··· Material supplied

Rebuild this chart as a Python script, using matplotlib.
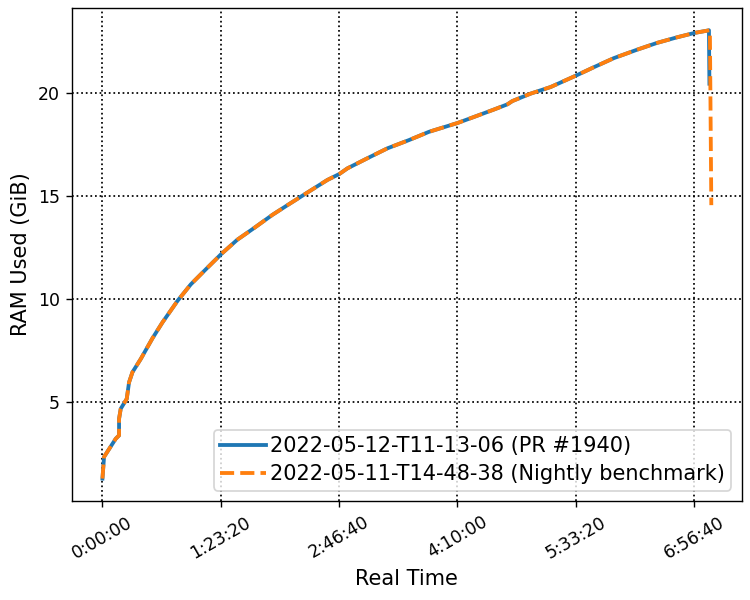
import datetime
import matplotlib
matplotlib.use("Agg")
import matplotlib.pyplot as plt
from matplotlib.ticker import FuncFormatter, MultipleLocator

# Shared ramp (seconds, GiB)
t_common = [0, 68, 562, 702, 702, 773, 1027, 1125, 1268, 1619, 2113, 2536, 3170,
            3732, 4438, 5030, 5706, 6408, 7185, 7959, 8733, 9510, 10017, 10355,
            11200, 12046, 12959, 13804, 15017, 15706, 16551, 17118, 17329, 18102,
            18948, 19510, 20034, 20777, 21623, 22611, 23457, 24302, 25034, 25570]
v_common = [1.31, 2.36, 3.24, 3.40, 4.20, 4.69, 5.17, 5.97, 6.46, 7.10, 8.10, 8.87, 9.91,
            10.71, 11.52, 12.19, 12.88, 13.44, 14.08, 14.65, 15.21, 15.77, 16.06, 16.33,
            16.82, 17.30, 17.70, 18.10, 18.53, 18.82, 19.18, 19.43, 19.59, 19.95,
            20.27, 20.56, 20.83, 21.23, 21.67, 22.08, 22.41, 22.68, 22.89, 23.00]

# Tails
t_pr_tail = [25640, 25660]
v_pr_tail = [23.02, 20.43]
t_nightly_tail = [25680, 25740]
v_nightly_tail = [23.02, 14.55]

label_pr = "2022-05-12-T11-13-06 (PR #1940)"
label_nightly = "2022-05-11-T14-48-38 (Nightly benchmark)"

t_pr = t_common + t_pr_tail
v_pr = v_common + v_pr_tail
t_n = t_common + t_nightly_tail
v_n = v_common + v_nightly_tail

fig = plt.figure(figsize=(6, 4.8), dpi=125)
ax = fig.add_axes([0.096, 0.165, 0.893, 0.822])
ax.plot(t_pr, v_pr, color="#1f77b4", lw=2.2, label=label_pr)
ax.plot(t_n, v_n, color="#ff7f0e", lw=2.2, ls="--", label=label_nightly)

ax.xaxis.set_major_locator(MultipleLocator(5000))
ax.xaxis.set_major_formatter(FuncFormatter(lambda x, p: str(datetime.timedelta(seconds=int(round(x))))))
ax.yaxis.set_major_locator(MultipleLocator(5))
ax.grid(True, color="black", ls=":", lw=1.0)
plt.setp(ax.get_xticklabels(), rotation=30)
ax.set_xlabel("Real Time", fontsize=12)
ax.set_ylabel("RAM Used (GiB)", fontsize=12)
ax.legend(loc="lower right", fontsize=12, handletextpad=0.2, borderpad=0.3,
          handlelength=2.2, labelspacing=0.4)

fig.savefig("out.png", dpi=125)
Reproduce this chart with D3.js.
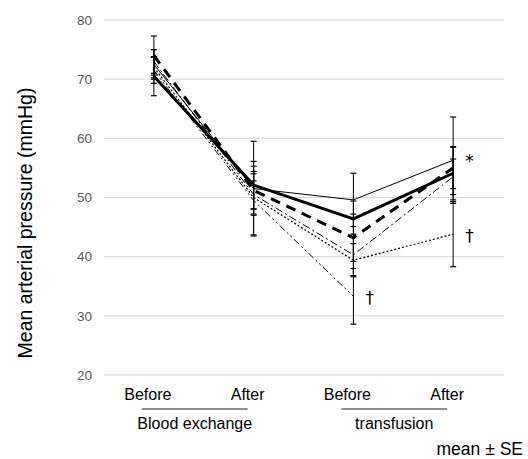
<!DOCTYPE html>
<html>
<head>
<meta charset="utf-8">
<script src="https://cdn.jsdelivr.net/npm/d3@7"></script>
<style>
html,body{margin:0;padding:0;background:#fff;}
svg{display:block;font-family:"Liberation Sans",Arial,sans-serif;}
</style>
</head>
<body>
<svg id="chart" width="528" height="459"></svg>
<script>
const categories = ["B1", "A1", "B2", "A2"];
const categoryLabels = ["Before", "After", "Before", "After"];
const groupLabels = ["Blood exchange", "transfusion"];
const yTicks = [20, 30, 40, 50, 60, 70, 80];

const seriesNames = ["thin", "dashdot", "dotted", "dashdotdot", "thickDashed", "thickSolid"];
const meanThin        = [72.5, 51.5, 49.6, 56.3];
const seThin          = [2.5, 8.0, 4.5, 7.3];
const meanDashDot     = [73.0, 50.5, 40.3, 53.5];
const seDashDot       = [2.0, 3.5, 3.5, 3.0];
const meanDotted      = [72.0, 50.0, 39.4, 43.8];
const seDotted        = [1.8, 2.8, 2.8, 5.5];
const meanDashDotDot  = [71.5, 49.5, 33.3, null];
const seDashDotDot    = [2.2, 5.8, 4.7, null];
const meanThickDashed = [74.0, 51.2, 43.2, 55.0];
const seThickDashed   = [3.3, 3.2, 4.0, 3.5];
const meanThickSolid  = [70.5, 52.1, 46.4, 54.1];
const seThickSolid    = [3.3, 4.0, 3.0, 4.5];

const annotations = [
  {cat: "A2", value: 56.3, text: "*"},
  {cat: "A2", value: 43.8, text: "†"},
  {cat: "B2", value: 33.3, text: "†"}
];

const series = [
  {name: "thin", mean: meanThin, se: seThin, width: 1, dash: null},
  {name: "dashdot", mean: meanDashDot, se: seDashDot, width: 1, dash: "8,3,2,3"},
  {name: "dotted", mean: meanDotted, se: seDotted, width: 1.2, dash: "2,2"},
  {name: "dashdotdot", mean: meanDashDotDot, se: seDashDotDot, width: 1, dash: "7,3,2,3,2,3"},
  {name: "thickDashed", mean: meanThickDashed, se: seThickDashed, width: 3, dash: "10,7"},
  {name: "thickSolid", mean: meanThickSolid, se: seThickSolid, width: 3, dash: null}
];

const svg = d3.select("#chart");
const x = d3.scaleBand().domain(categories).range([104, 503]).padding(0);
const cx = c => x(c) + x.bandwidth() / 2;
const y = d3.scaleLinear().domain([20, 80]).range([375, 20]);

// gridlines
svg.append("g").selectAll("line").data(yTicks).join("line")
  .attr("x1", 104).attr("x2", 504)
  .attr("y1", d => y(d)).attr("y2", d => y(d))
  .attr("stroke", "#d9d9d9").attr("stroke-width", 1);

// y axis tick labels
const yAxis = d3.axisLeft(y).tickValues(yTicks).tickSize(0).tickPadding(0);
const gy = svg.append("g").attr("transform", "translate(92,0)").call(yAxis);
gy.select(".domain").remove();
gy.selectAll("text").attr("font-size", 13.5).attr("fill", "#595959")
  .attr("font-family", "Liberation Sans, Arial, sans-serif");

// y title
svg.append("text")
  .attr("transform", `translate(32,${223}) rotate(-90)`)
  .attr("text-anchor", "middle").attr("font-size", 19.5).attr("fill", "#000")
  .text("Mean arterial pressure (mmHg)");

// error bars
const eg = svg.append("g");
series.forEach(s => {
  categories.forEach((c, i) => {
    if (s.mean[i] == null) return;
    const m = s.mean[i], e = s.se[i];
    const xx = cx(c);
    eg.append("line").attr("x1", xx).attr("x2", xx)
      .attr("y1", y(m + e)).attr("y2", y(m - e))
      .attr("stroke", "#000").attr("stroke-width", 1);
    [m + e, m - e].forEach(v => {
      eg.append("line").attr("x1", xx - 3).attr("x2", xx + 3)
        .attr("y1", y(v)).attr("y2", y(v))
        .attr("stroke", "#000").attr("stroke-width", 1.2);
    });
  });
});

// lines
const line = d3.line()
  .defined(d => d.v != null)
  .x(d => cx(d.c)).y(d => y(d.v));
series.forEach(s => {
  const pts = categories.map((c, i) => ({c, v: s.mean[i]}));
  svg.append("path").datum(pts)
    .attr("d", line)
    .attr("fill", "none").attr("stroke", "#000")
    .attr("stroke-width", s.width)
    .attr("stroke-dasharray", s.dash)
    .attr("stroke-linejoin", "miter");
});

// annotations
svg.append("g").selectAll("text").data(annotations).join("text")
  .attr("x", d => cx(d.cat) + 12)
  .attr("y", d => y(d.value) + (d.text === "*" ? 7 : 8))
  .attr("font-size", d => d.text === "*" ? 17 : 17)
  .attr("font-family", "DejaVu Sans, sans-serif")
  .attr("fill", "#000")
  .style("fill", "#000")
  .text(d => d.text);

// category labels
svg.append("g").selectAll("text").data(categories).join("text")
  .attr("x", d => cx(d) - 6).attr("y", 400)
  .attr("text-anchor", "middle").attr("font-size", 16).attr("fill", "#000")
  .text((d, i) => categoryLabels[i]);

// group underlines and labels
const groups = [[categories[0], categories[1]], [categories[2], categories[3]]];
groups.forEach((g, i) => {
  const x1 = cx(g[0]) - 12, x2 = cx(g[1]) - 6;
  svg.append("line").attr("x1", x1).attr("x2", x2)
    .attr("y1", 409).attr("y2", 409)
    .attr("stroke", "#222").attr("stroke-width", 1.2);
  svg.append("text").attr("x", (x1 + x2) / 2).attr("y", 429)
    .attr("text-anchor", "middle").attr("font-size", 16).attr("fill", "#000")
    .text(groupLabels[i]);
});

svg.append("text").attr("x", 523).attr("y", 455)
  .attr("text-anchor", "end").attr("font-size", 17.5).attr("fill", "#000")
  .text("mean ± SE");
</script>
</body>
</html>
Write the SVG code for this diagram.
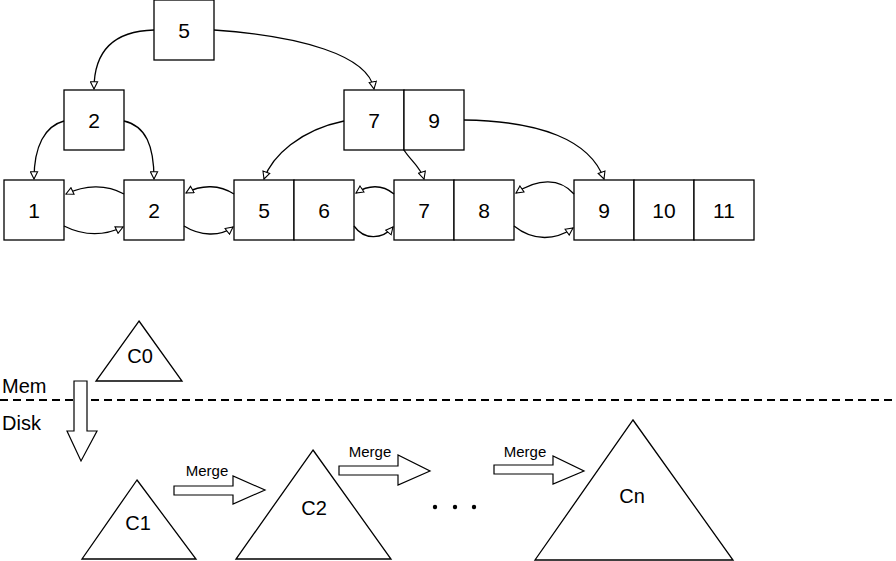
<svg xmlns="http://www.w3.org/2000/svg" width="896" height="561" viewBox="0 0 896 561">
<defs>
<marker id="ah" viewBox="0 0 10 10" refX="9" refY="5" markerWidth="9" markerHeight="9" orient="auto" markerUnits="userSpaceOnUse">
<path d="M1,1 L9,5 L1,9 Z" fill="#fff" stroke="#000" stroke-width="1.2"/>
</marker>
</defs>
<style>
.box{fill:#fff;stroke:#000;stroke-width:1.3}
.num{font-family:"Liberation Sans",Arial,sans-serif;font-size:21px;text-anchor:middle;fill:#000}
.lbl{font-family:"Liberation Sans",Arial,sans-serif;font-size:20px;text-anchor:middle;fill:#000}
.mg{font-family:"Liberation Sans",Arial,sans-serif;font-size:15px;text-anchor:middle;fill:#000}
.side{font-family:"Liberation Sans",Arial,sans-serif;font-size:20px;fill:#000}
.tri{fill:#fff;stroke:#000;stroke-width:1.3}
.fat{fill:#fff;stroke:#000;stroke-width:1.2}
.con{fill:none;stroke:#000;stroke-width:1.3;marker-end:url(#ah)}
</style>
<rect width="896" height="561" fill="#fff"/>
<g id="root5"><rect class="box" x="154" y="0" width="60" height="60"/><text class="num" x="184" y="38">5</text></g>
<g id="inner2"><rect class="box" x="64" y="90" width="60" height="60"/><text class="num" x="94" y="128">2</text></g>
<g id="inner79"><rect class="box" x="344" y="90" width="60" height="60"/><rect class="box" x="404" y="90" width="60" height="60"/><text class="num" x="374" y="128">7</text><text class="num" x="434" y="128">9</text></g>
<g id="leaf1"><rect class="box" x="4" y="180" width="60" height="60"/><text class="num" x="34" y="218">1</text></g>
<g id="leaf2"><rect class="box" x="124" y="180" width="60" height="60"/><text class="num" x="154" y="218">2</text></g>
<g id="leaf56"><rect class="box" x="234" y="180" width="60" height="60"/><rect class="box" x="294" y="180" width="60" height="60"/><text class="num" x="264" y="218">5</text><text class="num" x="324" y="218">6</text></g>
<g id="leaf78"><rect class="box" x="394" y="180" width="60" height="60"/><rect class="box" x="454" y="180" width="60" height="60"/><text class="num" x="424" y="218">7</text><text class="num" x="484" y="218">8</text></g>
<g id="leaf91011"><rect class="box" x="574" y="180" width="60" height="60"/><rect class="box" x="634" y="180" width="60" height="60"/><rect class="box" x="694" y="180" width="60" height="60"/><text class="num" x="604" y="218">9</text><text class="num" x="664" y="218">10</text><text class="num" x="724" y="218">11</text></g>
<g id="connectors">
<path class="con" d="M154,30 C112,31 94,52 94,89"/>
<path class="con" d="M214,30 C300,36 368,55 374,89"/>
<path class="con" d="M64,121 C45,126 34,146 34,179"/>
<path class="con" d="M124,121 C146,126 154,146 154,179"/>
<path class="con" d="M344,121 C300,130 272,156 264,179"/>
<path class="con" d="M404,150 C410,160 420,166 424,179"/>
<path class="con" d="M464,120 C540,121 590,140 604,179"/>
<path class="con" d="M124,194 C106,184 85,185 66,194"/>
<path class="con" d="M64,226 C84,236 104,236 123,227"/>
<path class="con" d="M234,194 C220,185 202,184 186,193"/>
<path class="con" d="M184,226 C200,236 220,237 233,227"/>
<path class="con" d="M394,194 C382,184 368,185 356,193"/>
<path class="con" d="M354,226 C364,240 382,240 393,227"/>
<path class="con" d="M574,194 C560,178 538,178 516,193"/>
<path class="con" d="M514,226 C534,242 556,240 573,228"/>
</g>
<g id="c0"><polygon class="tri" points="139,321 182,381 96,381"/><text class="lbl" x="140" y="363">C0</text></g>
<g id="divider">
<line x1="0" y1="400" x2="896" y2="400" stroke="#000" stroke-width="2" stroke-dasharray="8,5"/>
<text class="side" x="2" y="393">Mem</text>
<text class="side" x="2" y="430">Disk</text>
</g>
<g id="flush"><polygon class="fat" points="74,381 87,381 87,431 97,431 81,461 67,431 74,431"/></g>
<g id="c1"><polygon class="tri" points="137,480 196,559 82,559"/><text class="lbl" x="138" y="530">C1</text></g>
<g id="merge1"><polygon class="fat" points="174,486 233,486 233,476 265,490 233,504 233,495 174,495"/><text class="mg" x="207" y="476">Merge</text></g>
<g id="c2"><polygon class="tri" points="313,450 391,559 236,559"/><text class="lbl" x="314" y="515">C2</text></g>
<g id="merge2"><polygon class="fat" points="339,466 398,466 398,455 430,471 398,485 398,475 339,475"/><text class="mg" x="370" y="457">Merge</text></g>
<g id="dots"><circle cx="435" cy="507" r="2.2"/><circle cx="455" cy="507" r="2.2"/><circle cx="474" cy="507" r="2.2"/></g>
<g id="merge3"><polygon class="fat" points="494,465 553,465 553,456 584,471 553,484 553,474 494,474"/><text class="mg" x="525" y="457">Merge</text></g>
<g id="cn"><polygon class="tri" points="633,420 733,560 535,560"/><text class="lbl" x="632" y="503">Cn</text></g>
</svg>
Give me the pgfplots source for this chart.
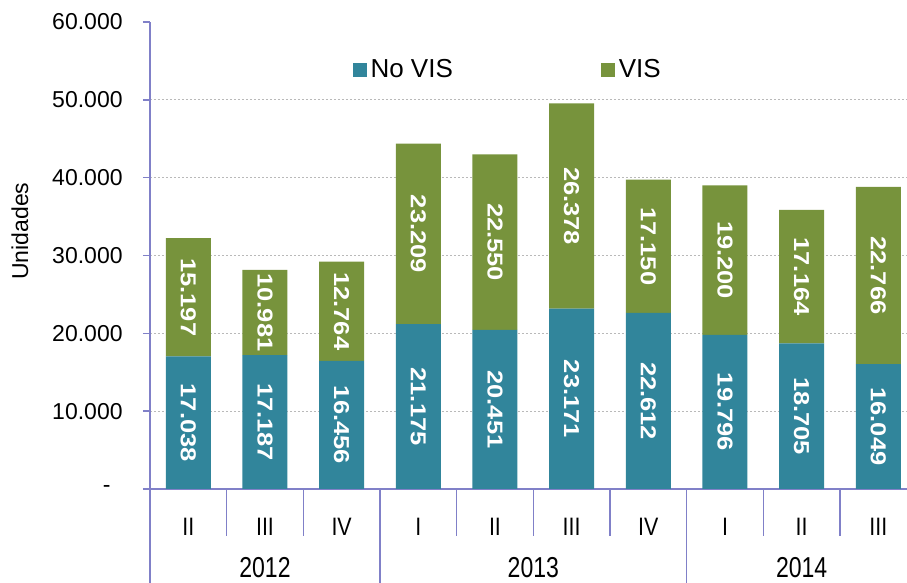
\documentclass[border=0pt]{standalone}
\usepackage{pgfplots}
\pgfplotsset{compat=1.18}
\usepackage{pgfplotstable}
\usepackage{fontspec}
\setmainfont{Liberation Sans}
\newfontfamily\narrowfont[FakeStretch=0.85]{Liberation Sans}
\newfontfamily\yearfont[FakeStretch=0.8]{Liberation Sans}
\newfontfamily\widefont[FakeStretch=1.18]{Liberation Sans}
\usetikzlibrary{calc}
\definecolor{novis}{RGB}{49,133,155}
\definecolor{vis}{RGB}{119,147,60}
\definecolor{axcol}{RGB}{128,128,200}
\definecolor{gridcol}{RGB}{185,185,185}
% values in thousands of units
\pgfplotstableread{
x novis vis
0 17.038 15.197
1 17.187 10.981
2 16.456 12.764
3 21.175 23.209
4 20.451 22.550
5 23.171 26.378
6 22.612 17.150
7 19.796 19.200
8 18.705 17.164
9 16.049 22.766
}\datatable
\newcommand{\lblfont}{\fontsize{11.5}{13}\selectfont}
\begin{document}
\begin{tikzpicture}
\begin{axis}[
  name=ax,
  scale only axis,
  width=378.5pt, height=233.5pt,
  xmin=-0.5, xmax=9.374,
  ymin=0, ymax=60,
  ybar stacked,
  bar width=0.587,
  clip=false,
  axis lines*=left,
  axis line style={axcol, line width=0.8pt},
  xtick={0,...,9},
  xticklabels={II,III,IV,I,II,III,IV,I,II,III},
  x tick style={draw=none},
  xticklabel style={anchor=center, yshift=-15.5pt, font=\narrowfont\fontsize{12.6}{14}\selectfont},
  ytick={0,10,...,50},
  yticklabels={-\kern6pt,10.000,20.000,30.000,40.000,50.000},
  extra y ticks={60},
  extra y tick labels={60.000},
  extra y tick style={grid=none},
  ymajorgrids,
  major grid style={gridcol, line width=0.4pt, dash pattern=on 1.2pt off 0.8pt},
  y tick style={axcol, line width=0.8pt},
  tick align=outside,
  major tick length=3.5pt,
  yticklabel style={anchor=east, inner sep=0pt, xshift=-10pt, font=\lblfont},
  ylabel={Unidades},
  ylabel style={at={(axis description cs:-0.172,0.552)}, anchor=center, font=\lblfont},
  legend style={draw=none, fill=none, at={(0.267,0.897)}, anchor=west,
    inner sep=0pt, font=\fontsize{13}{15}\selectfont,
    /tikz/every even column/.append style={column sep=72pt}},
  legend columns=2,
  legend image code/.code={\fill[#1,draw=none] (0pt,-3.5pt) rectangle (7pt,3.5pt);},
  point meta=explicit symbolic,
  nodes near coords,
  every node near coord/.append style={rotate=-90, anchor=center, text=white, font=\widefont\bfseries\fontsize{10.8}{12}\selectfont},
]
\addplot[fill=novis, draw=none]
  table[x=x, y=novis, meta=novis] {\datatable};
\addlegendentry{No VIS}
\addplot[fill=vis, draw=none]
  table[x=x, y=vis, meta=vis] {\datatable};
\addlegendentry{VIS}
% separators of the two-level category axis
\draw[axcol, line width=0.6pt] (axis cs:0.5,0) -- (axis cs:0.5,-6.1);
\draw[axcol, line width=0.6pt] (axis cs:1.5,0) -- (axis cs:1.5,-6.1);
\draw[axcol, line width=0.6pt] (axis cs:3.5,0) -- (axis cs:3.5,-6.1);
\draw[axcol, line width=0.6pt] (axis cs:4.5,0) -- (axis cs:4.5,-6.1);
\draw[axcol, line width=0.6pt] (axis cs:5.5,0) -- (axis cs:5.5,-6.1);
\draw[axcol, line width=0.6pt] (axis cs:7.5,0) -- (axis cs:7.5,-6.1);
\draw[axcol, line width=0.6pt] (axis cs:8.5,0) -- (axis cs:8.5,-6.1);
\draw[axcol, line width=0.8pt] (axis cs:-0.5,0) -- (axis cs:-0.5,-13);
\draw[axcol, line width=0.6pt] (axis cs:2.5,0) -- (axis cs:2.5,-13);
\draw[axcol, line width=0.6pt] (axis cs:6.5,0) -- (axis cs:6.5,-13);
\node[font=\yearfont\fontsize{14.4}{16}\selectfont] at (axis cs:1,-10.15) {2012};
\node[font=\yearfont\fontsize{14.4}{16}\selectfont] at (axis cs:4.5,-10.15) {2013};
\node[font=\yearfont\fontsize{14.4}{16}\selectfont] at (axis cs:8,-10.15) {2014};
\end{axis}
\pgfresetboundingbox
\path[use as bounding box] ($(ax.south west)+(-75pt,-47pt)$) rectangle ($(ax.north east)+(0pt,11pt)$);
\end{tikzpicture}
\end{document}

······

:: Direction ::
Nothing but the lines from the one with "Reproduce this chart with D3.js." through the one with "4.0, 3.0, 4.5];" should be copied, word for word. Pictures are left out.

:: Problem solution ::
Reproduce this chart with D3.js.
<!DOCTYPE html>
<html>
<head>
<meta charset="utf-8">
<script src="https://cdn.jsdelivr.net/npm/d3@7"></script>
<style>
html,body{margin:0;padding:0;background:#fff;}
svg{display:block;font-family:"Liberation Sans",Arial,sans-serif;}
</style>
</head>
<body>
<svg id="chart" width="528" height="459"></svg>
<script>
const categories = ["B1", "A1", "B2", "A2"];
const categoryLabels = ["Before", "After", "Before", "After"];
const groupLabels = ["Blood exchange", "transfusion"];
const yTicks = [20, 30, 40, 50, 60, 70, 80];

const seriesNames = ["thin", "dashdot", "dotted", "dashdotdot", "thickDashed", "thickSolid"];
const meanThin        = [72.5, 51.5, 49.6, 56.3];
const seThin          = [2.5, 8.0, 4.5, 7.3];
const meanDashDot     = [73.0, 50.5, 40.3, 53.5];
const seDashDot       = [2.0, 3.5, 3.5, 3.0];
const meanDotted      = [72.0, 50.0, 39.4, 43.8];
const seDotted        = [1.8, 2.8, 2.8, 5.5];
const meanDashDotDot  = [71.5, 49.5, 33.3, null];
const seDashDotDot    = [2.2, 5.8, 4.7, null];
const meanThickDashed = [74.0, 51.2, 43.2, 55.0];
const seThickDashed   = [3.3, 3.2, 4.0, 3.5];
const meanThickSolid  = [70.5, 52.1, 46.4, 54.1];
const seThickSolid    = [3.3, 4.0, 3.0, 4.5];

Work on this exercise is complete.